Nature writer Gessner (whose book Return of the Osprey has been on my reading list for years) has penned a loving portrait of the great American nature writer John Hay, whom he befriended when Hay was in his eighties, and Gessner both mid-life and mid-career. Gessner does a wonderful job introducing us to the central themes in Hay’s work, as well as the history of American nature writing. But what I found most striking about this book was its theme of young writers seeking mentors. Gessner (and others) were mentored by Hay, while Hay himself was mentored by the poet Conrad Aiken. Rejecting the anxiety of influence, Gessner discovers himself as part of a long lineage of writers, and writes “the job of celebrating Cape Cod, or any individual place, was not any one person’s job. It was the work of generations.” Well said, well written and well done.

Persuasion
by Jane Austen
Oxford University Press

Our Price: $4.95

Everyone knows an Austen novel will end happily, but there’s joy in feeling again and again that you’re not quite sure it’ll turn out the way you want.
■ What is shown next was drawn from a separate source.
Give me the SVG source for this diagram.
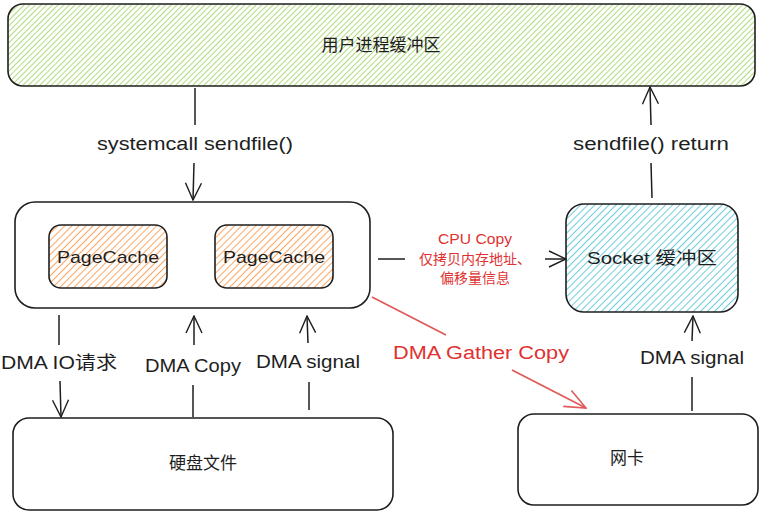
<svg xmlns="http://www.w3.org/2000/svg" width="762" height="514" viewBox="0 0 762 514">
<defs>
<pattern id="hg" width="4" height="4" patternUnits="userSpaceOnUse" patternTransform="rotate(45)"><line x1="0" y1="0" x2="0" y2="4" stroke="#84c935" stroke-width="1.3"/></pattern>
<pattern id="ho" width="5" height="5" patternUnits="userSpaceOnUse" patternTransform="rotate(45)"><line x1="0" y1="0" x2="0" y2="5" stroke="#fd8f3a" stroke-width="1.6"/></pattern>
<pattern id="hb" width="5" height="5" patternUnits="userSpaceOnUse" patternTransform="rotate(45)"><line x1="0" y1="0" x2="0" y2="5" stroke="#3bbcd1" stroke-width="1.5"/></pattern>
<marker id="ah" viewBox="0 0 20 20" refX="19" refY="10" markerWidth="20" markerHeight="20" markerUnits="userSpaceOnUse" orient="auto"><path d="M2,2 L19,10 L2,18" fill="none" stroke="#1e1e1e" stroke-width="1.4"/></marker>
<marker id="ahr" viewBox="0 0 24 24" refX="23" refY="12" markerWidth="24" markerHeight="24" markerUnits="userSpaceOnUse" orient="auto"><path d="M2,3 L23,12 L2,21" fill="none" stroke="#e05a5a" stroke-width="1.6"/></marker>
</defs>
<style>
.box{stroke:#1e1e1e;stroke-width:1.6}
.t{font-family:"Liberation Sans","Noto Sans CJK SC",sans-serif;fill:#1e1e1e;text-anchor:middle;dominant-baseline:central}
.lbl{font-size:18px}
.red{fill:#e03131}
.ln{stroke:#1e1e1e;stroke-width:1.5;fill:none}
.rl{stroke:#e05a5a;stroke-width:1.8;fill:none}
</style>
<rect width="762" height="514" fill="#ffffff"/>

<g id="user-buffer">
<rect class="box" x="8" y="4" width="747" height="82" rx="15" fill="url(#hg)"/>
<text class="t" x="381" y="45" font-size="17">用户进程缓冲区</text>
</g>

<g id="kernel">
<rect class="box" x="15" y="202" width="355" height="106" rx="20" fill="#ffffff"/>
</g>
<g id="pagecache1">
<rect class="box" x="49" y="225" width="118" height="63" rx="12" fill="url(#ho)"/>
<text class="t" x="108" y="257" font-size="17" textLength="102" lengthAdjust="spacingAndGlyphs">PageCache</text>
</g>
<g id="pagecache2">
<rect class="box" x="215" y="225" width="118" height="63" rx="12" fill="url(#ho)"/>
<text class="t" x="274" y="257" font-size="17" textLength="102" lengthAdjust="spacingAndGlyphs">PageCache</text>
</g>

<g id="socket-buffer">
<rect class="box" x="566" y="204" width="172" height="108" rx="18" fill="url(#hb)"/>
<text class="t" x="652" y="258" font-size="17" textLength="130" lengthAdjust="spacingAndGlyphs">Socket 缓冲区</text>
</g>

<g id="disk">
<rect class="box" x="13" y="418" width="380" height="92" rx="16" fill="#ffffff"/>
<text class="t" x="203" y="463" font-size="17">硬盘文件</text>
</g>

<g id="nic">
<rect class="box" x="518" y="414" width="240" height="91" rx="16" fill="#ffffff"/>
<text class="t" x="627" y="458" font-size="17">网卡</text>
</g>

<g id="connectors">
<line class="ln" x1="195" y1="88" x2="195" y2="125"/>
<line class="ln" x1="194" y1="163" x2="193" y2="200" marker-end="url(#ah)"/>
<text class="t lbl" x="195" y="144" textLength="196" lengthAdjust="spacingAndGlyphs">systemcall sendfile()</text>

<line class="ln" x1="652" y1="198" x2="651" y2="163"/>
<line class="ln" x1="651" y1="125" x2="650" y2="87" marker-end="url(#ah)"/>
<text class="t lbl" x="651" y="144" textLength="156" lengthAdjust="spacingAndGlyphs">sendfile() return</text>

<line class="ln" x1="378" y1="259" x2="405" y2="259"/>
<line class="ln" x1="545" y1="259" x2="566" y2="259" marker-end="url(#ah)"/>
<text class="t red" x="475" y="239" font-size="14" textLength="74" lengthAdjust="spacingAndGlyphs">CPU Copy</text>
<text class="t red" x="475" y="259" font-size="14">仅拷贝内存地址、</text>
<text class="t red" x="475" y="278" font-size="14">偏移量信息</text>

<line class="ln" x1="59" y1="315" x2="59" y2="345"/>
<line class="ln" x1="60" y1="381" x2="61" y2="417" marker-end="url(#ah)"/>
<text class="t lbl" x="59" y="363" textLength="116" lengthAdjust="spacingAndGlyphs">DMA IO请求</text>

<line class="ln" x1="193" y1="417" x2="193" y2="385"/>
<line class="ln" x1="194" y1="345" x2="194" y2="316" marker-end="url(#ah)"/>
<text class="t lbl" x="193" y="366" textLength="96" lengthAdjust="spacingAndGlyphs">DMA Copy</text>

<line class="ln" x1="309" y1="410" x2="309" y2="382"/>
<line class="ln" x1="308" y1="343" x2="307" y2="316" marker-end="url(#ah)"/>
<text class="t lbl" x="308" y="362" textLength="104" lengthAdjust="spacingAndGlyphs">DMA signal</text>

<line class="ln" x1="692" y1="411" x2="692" y2="377"/>
<line class="ln" x1="692" y1="341" x2="693" y2="316" marker-end="url(#ah)"/>
<text class="t lbl" x="692" y="358" textLength="104" lengthAdjust="spacingAndGlyphs">DMA signal</text>

<line class="rl" x1="372" y1="297" x2="446" y2="335"/>
<line class="rl" x1="512" y1="370" x2="586" y2="408" marker-end="url(#ahr)"/>
<text class="t lbl red" x="481" y="353" textLength="176" lengthAdjust="spacingAndGlyphs">DMA Gather Copy</text>
</g>
</svg>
Will Anne Elliot recapture the love of Captain Wentworth? Will Louisa’s youth and beauty steal his heart? Will Anne’s family ever appreciate her? Will the Captain come to the card party?! I know all the answers, yet, without fail, I get goosebumps at the climatic point in this novel. Wentworth is my favorite Austen love-interest, Persuasion my favorite Austen novel. Enjoy.

Thin Man
by Dashiell Hammett
Vintage Books USA

Our Price: $11.95

If you’re looking for a mystery that makes complete sense, don’t read this book. However, if you’re in the mood for wickedly drawn characters, snappy dialogue, humorously menacing thugs and tons of swell dames getting tight, this is your ticket. ps: Don’t forget to watch the fabulous movie adaptation with William Powell and Myrna Loy as Nick and Nora Charles. Perfection!